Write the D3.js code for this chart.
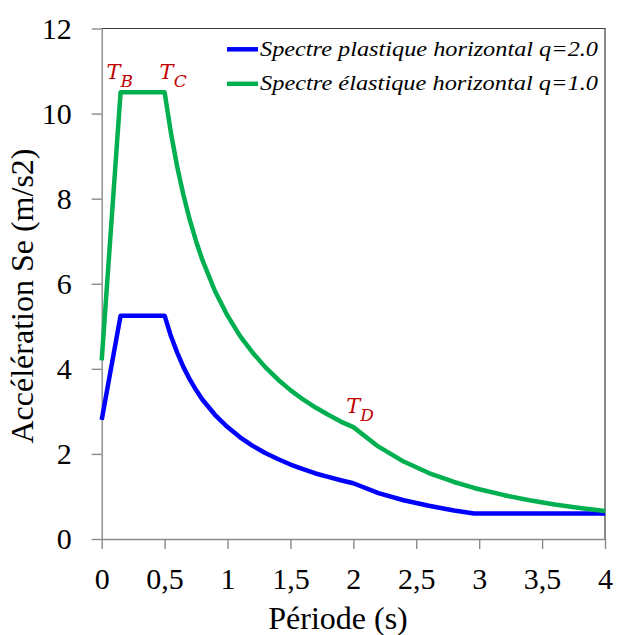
<!DOCTYPE html>
<html>
<head>
<meta charset="utf-8">
<script src="https://cdn.jsdelivr.net/npm/d3@7"></script>
<style>
  body { margin: 0; background: #fff; }
</style>
</head>
<body>
<div id="chart"></div>
<script>
// periods T (s)
const periods = [0, 0.15, 0.5, 0.55, 0.6, 0.65, 0.7, 0.75, 0.8, 0.9, 1.0, 1.1, 1.2, 1.3, 1.4, 1.5,
  1.6, 1.7, 1.8, 1.9, 2.0, 2.2, 2.4, 2.6, 2.8, 2.96, 3.0, 3.2, 3.4, 3.6, 3.8, 4.0]

// Spectre plastique horizontal q=2.0 (m/s2)
const plastique = [2.8, 5.25, 5.25, 4.77, 4.38, 4.04, 3.75, 3.5, 3.28, 2.92, 2.63, 2.39, 2.19, 2.02, 1.88, 1.75,
  1.64, 1.54, 1.46, 1.38, 1.31, 1.08, 0.91, 0.78, 0.67, 0.6, 0.6, 0.6, 0.6, 0.6, 0.6, 0.6]

// Spectre élastique horizontal q=1.0 (m/s2)
const elastique = [4.2, 10.5, 10.5, 9.55, 8.75, 8.08, 7.5, 7.0, 6.56, 5.83, 5.25, 4.77, 4.38, 4.04, 3.75, 3.5,
  3.28, 3.09, 2.92, 2.76, 2.63, 2.17, 1.82, 1.55, 1.34, 1.2, 1.17, 1.03, 0.91, 0.81, 0.73, 0.66]

const seriesNames = ['Spectre plastique horizontal q=2.0', 'Spectre élastique horizontal q=1.0']
const seriesColors = ['#0000ff', '#00b050']

const xTicks = [0, 0.5, 1, 1.5, 2, 2.5, 3, 3.5, 4]
const yTicks = [0, 2, 4, 6, 8, 10, 12]

// corner periods TB, TC, TD
const cornerNames = ['B', 'C', 'D']
const cornerPeriods = [0.15, 0.5, 2.0]
const cornerValues = [10.5, 10.5, 2.63]

const width = 618
const height = 635
const margin = { top: 28.5, right: 13, bottom: 96, left: 101.7 }

const svg = d3.select('#chart')
  .append('svg')
  .attr('width', width)
  .attr('height', height)
  .attr('font-family', 'serif')

const x = d3.scaleLinear()
  .domain([0, 4])
  .range([margin.left, width - margin.right])

const y = d3.scaleLinear()
  .domain([0, 12])
  .range([height - margin.bottom, margin.top])

const fmt = d => String(d).replace('.', ',')

// frame top / right
svg.append('path')
  .attr('d', `M${x(0)},${y(12)}H${x(4)}V${y(0)}`)
  .attr('fill', 'none')
  .attr('stroke', '#3a3a3a')
  .attr('stroke-width', 1.2)

// axes
const yAxis = svg.append('g')
  .attr('transform', `translate(${x(0)},0)`)
  .call(d3.axisLeft(y).tickValues(yTicks).tickFormat(d => d).tickSize(10).tickSizeOuter(0).tickPadding(20))

const xAxis = svg.append('g')
  .attr('transform', `translate(0,${y(0)})`)
  .call(d3.axisBottom(x).tickValues(xTicks).tickFormat(fmt).tickSize(10).tickSizeOuter(0).tickPadding(19))

// drop the axis default font so the texts take serif
yAxis.attr('font-family', 'serif').attr('font-size', 30)
xAxis.attr('font-family', 'serif').attr('font-size', 30)

svg.selectAll('.domain, .tick line')
  .attr('stroke', '#8a8a8a')
  .attr('stroke-width', 1.4)

svg.selectAll('.tick text')
  .attr('fill', '#000')
  .attr('font-family', 'serif')
  .attr('font-size', 30)

// axis titles
svg.append('text')
  .attr('transform', `translate(33,${296}) rotate(-90)`)
  .attr('text-anchor', 'middle')
  .attr('font-family', 'serif')
  .attr('font-size', 32)
  .text('Accélération Se (m/s2)')

svg.append('text')
  .attr('x', 338)
  .attr('y', 629)
  .attr('text-anchor', 'middle')
  .attr('font-family', 'serif')
  .attr('font-size', 32)
  .text('Période (s)')

// lines
const line = d3.line()
  .x((d, i) => x(periods[i]))
  .y(d => y(d))

const allSeries = [plastique, elastique]

svg.selectAll('.series')
  .data(allSeries)
  .join('path')
  .attr('class', 'series')
  .attr('d', line)
  .attr('fill', 'none')
  .attr('stroke', (d, i) => seriesColors[i])
  .attr('stroke-width', 4.5)
  .attr('stroke-linejoin', 'round')

// legend
const legend = svg.append('g')
  .attr('transform', 'translate(227,49.3)')

const legendRows = legend.selectAll('g')
  .data(seriesNames)
  .join('g')
  .attr('transform', (d, i) => `translate(0,${i * 34.5})`)

legendRows.append('line')
  .attr('x1', 0)
  .attr('x2', 31)
  .attr('stroke', (d, i) => seriesColors[i])
  .attr('stroke-width', 4.5)

legendRows.append('text')
  .attr('x', 33)
  .attr('y', 6.5)
  .attr('textLength', 338)
  .attr('lengthAdjust', 'spacingAndGlyphs')
  .attr('font-family', 'serif')
  .attr('font-style', 'italic')
  .attr('font-size', 22)
  .text(d => d)

// corner labels
const cornerDx = [-14, -5, -7]
const cornerDy = [-13, -13, -14]
const corners = svg.selectAll('.corner')
  .data(cornerNames)
  .join('text')
  .attr('class', 'corner')
  .attr('x', (d, i) => x(cornerPeriods[i]) + cornerDx[i])
  .attr('y', (d, i) => y(cornerValues[i]) + cornerDy[i])
  .attr('fill', '#c00000')
  .attr('font-family', 'DejaVu Serif')
  .attr('font-style', 'italic')
  .attr('font-size', 21)

corners.append('tspan').text('T')
corners.append('tspan')
  .attr('dy', 8)
  .attr('font-size', 17)
  .text(d => d)
</script>
</body>
</html>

+--

Work to do:
Exclude the images and reproduce the remaining data exactly.

Result for this task:
Write the D3.js code for this chart.
<!DOCTYPE html>
<html>
<head>
<meta charset="utf-8">
<script src="https://cdn.jsdelivr.net/npm/d3@7"></script>
<style>
  body { margin: 0; background: #fff; }
</style>
</head>
<body>
<div id="chart"></div>
<script>
// periods T (s)
const periods = [0, 0.15, 0.5, 0.55, 0.6, 0.65, 0.7, 0.75, 0.8, 0.9, 1.0, 1.1, 1.2, 1.3, 1.4, 1.5,
  1.6, 1.7, 1.8, 1.9, 2.0, 2.2, 2.4, 2.6, 2.8, 2.96, 3.0, 3.2, 3.4, 3.6, 3.8, 4.0]

// Spectre plastique horizontal q=2.0 (m/s2)
const plastique = [2.8, 5.25, 5.25, 4.77, 4.38, 4.04, 3.75, 3.5, 3.28, 2.92, 2.63, 2.39, 2.19, 2.02, 1.88, 1.75,
  1.64, 1.54, 1.46, 1.38, 1.31, 1.08, 0.91, 0.78, 0.67, 0.6, 0.6, 0.6, 0.6, 0.6, 0.6, 0.6]

// Spectre élastique horizontal q=1.0 (m/s2)
const elastique = [4.2, 10.5, 10.5, 9.55, 8.75, 8.08, 7.5, 7.0, 6.56, 5.83, 5.25, 4.77, 4.38, 4.04, 3.75, 3.5,
  3.28, 3.09, 2.92, 2.76, 2.63, 2.17, 1.82, 1.55, 1.34, 1.2, 1.17, 1.03, 0.91, 0.81, 0.73, 0.66]

const seriesNames = ['Spectre plastique horizontal q=2.0', 'Spectre élastique horizontal q=1.0']
const seriesColors = ['#0000ff', '#00b050']

const xTicks = [0, 0.5, 1, 1.5, 2, 2.5, 3, 3.5, 4]
const yTicks = [0, 2, 4, 6, 8, 10, 12]

// corner periods TB, TC, TD
const cornerNames = ['B', 'C', 'D']
const cornerPeriods = [0.15, 0.5, 2.0]
const cornerValues = [10.5, 10.5, 2.63]

const width = 618
const height = 635
const margin = { top: 28.5, right: 13, bottom: 96, left: 101.7 }

const svg = d3.select('#chart')
  .append('svg')
  .attr('width', width)
  .attr('height', height)
  .attr('font-family', 'serif')

const x = d3.scaleLinear()
  .domain([0, 4])
  .range([margin.left, width - margin.right])

const y = d3.scaleLinear()
  .domain([0, 12])
  .range([height - margin.bottom, margin.top])

const fmt = d => String(d).replace('.', ',')

// frame top / right
svg.append('path')
  .attr('d', `M${x(0)},${y(12)}H${x(4)}V${y(0)}`)
  .attr('fill', 'none')
  .attr('stroke', '#3a3a3a')
  .attr('stroke-width', 1.2)

// axes
const yAxis = svg.append('g')
  .attr('transform', `translate(${x(0)},0)`)
  .call(d3.axisLeft(y).tickValues(yTicks).tickFormat(d => d).tickSize(10).tickSizeOuter(0).tickPadding(20))

const xAxis = svg.append('g')
  .attr('transform', `translate(0,${y(0)})`)
  .call(d3.axisBottom(x).tickValues(xTicks).tickFormat(fmt).tickSize(10).tickSizeOuter(0).tickPadding(19))

// drop the axis default font so the texts take serif
yAxis.attr('font-family', 'serif').attr('font-size', 30)
xAxis.attr('font-family', 'serif').attr('font-size', 30)

svg.selectAll('.domain, .tick line')
  .attr('stroke', '#8a8a8a')
  .attr('stroke-width', 1.4)

svg.selectAll('.tick text')
  .attr('fill', '#000')
  .attr('font-family', 'serif')
  .attr('font-size', 30)

// axis titles
svg.append('text')
  .attr('transform', `translate(33,${296}) rotate(-90)`)
  .attr('text-anchor', 'middle')
  .attr('font-family', 'serif')
  .attr('font-size', 32)
  .text('Accélération Se (m/s2)')

svg.append('text')
  .attr('x', 338)
  .attr('y', 629)
  .attr('text-anchor', 'middle')
  .attr('font-family', 'serif')
  .attr('font-size', 32)
  .text('Période (s)')

// lines
const line = d3.line()
  .x((d, i) => x(periods[i]))
  .y(d => y(d))

const allSeries = [plastique, elastique]

svg.selectAll('.series')
  .data(allSeries)
  .join('path')
  .attr('class', 'series')
  .attr('d', line)
  .attr('fill', 'none')
  .attr('stroke', (d, i) => seriesColors[i])
  .attr('stroke-width', 4.5)
  .attr('stroke-linejoin', 'round')

// legend
const legend = svg.append('g')
  .attr('transform', 'translate(227,49.3)')

const legendRows = legend.selectAll('g')
  .data(seriesNames)
  .join('g')
  .attr('transform', (d, i) => `translate(0,${i * 34.5})`)

legendRows.append('line')
  .attr('x1', 0)
  .attr('x2', 31)
  .attr('stroke', (d, i) => seriesColors[i])
  .attr('stroke-width', 4.5)

legendRows.append('text')
  .attr('x', 33)
  .attr('y', 6.5)
  .attr('textLength', 338)
  .attr('lengthAdjust', 'spacingAndGlyphs')
  .attr('font-family', 'serif')
  .attr('font-style', 'italic')
  .attr('font-size', 22)
  .text(d => d)

// corner labels
const cornerDx = [-14, -5, -7]
const cornerDy = [-13, -13, -14]
const corners = svg.selectAll('.corner')
  .data(cornerNames)
  .join('text')
  .attr('class', 'corner')
  .attr('x', (d, i) => x(cornerPeriods[i]) + cornerDx[i])
  .attr('y', (d, i) => y(cornerValues[i]) + cornerDy[i])
  .attr('fill', '#c00000')
  .attr('font-family', 'DejaVu Serif')
  .attr('font-style', 'italic')
  .attr('font-size', 21)

corners.append('tspan').text('T')
corners.append('tspan')
  .attr('dy', 8)
  .attr('font-size', 17)
  .text(d => d)
</script>
</body>
</html>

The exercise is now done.